During WW2 Nazi Captain Stefan Brandt (the Sydney-born Jai playing German) is sent to Utrecht in The Netherlands to serve as bodyguard to Kaiser Wilhelm II (Christopher Plummer, a Canadian playing German). Plummer’s in cranky form and unusually tries to dominate scenes early on, but Stefan doesn’t mind as he’s soon enjoying a dangerous but dodgy relationship with maid Mieke de Jong (the English Lily playing a Dutch woman), and both get nude quite quickly, as if trying to get the embarrassment out of the way and settle down to some proper acting.

This chance doesn’t really come though, as dull skullduggery begins and the fairly dim Stefan seems not to understand what the audience can see a mile off (maybe his judgment was clouded by all those endorphins?).

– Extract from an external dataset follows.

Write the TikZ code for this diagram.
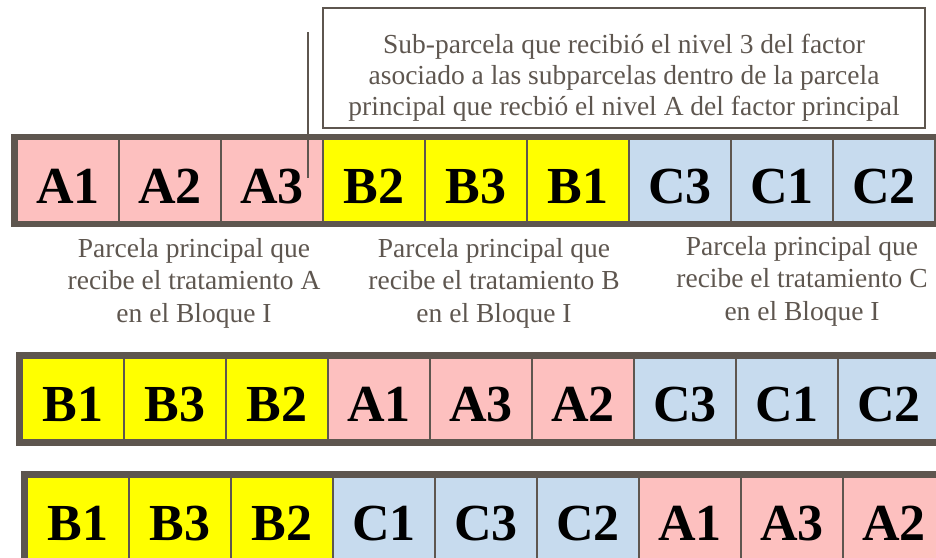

Gestapo type Dietrich (Mark Dexter) fears that the British Secret Service are lurking nearby, the Kaiser’s wife Hermine (the English Janet McTeer playing German) takes a prurient interest in Stefan’s sex life, Stefan thinks someone close by is part of the Dutch resistance, and no less than Heinrich Himmler (Eddie Marsan) is on the way. If only we cared!

While the acting is muted, the direction plodding, the suspense weak and the rude bits unnecessary, what might annoy WW2 purists here is the fact that this is all highly fictionalised, meaning that much of it is at best speculative and the rest ludicrously pulled out of thin air.

Rated MA. The Exception is in cinemas now.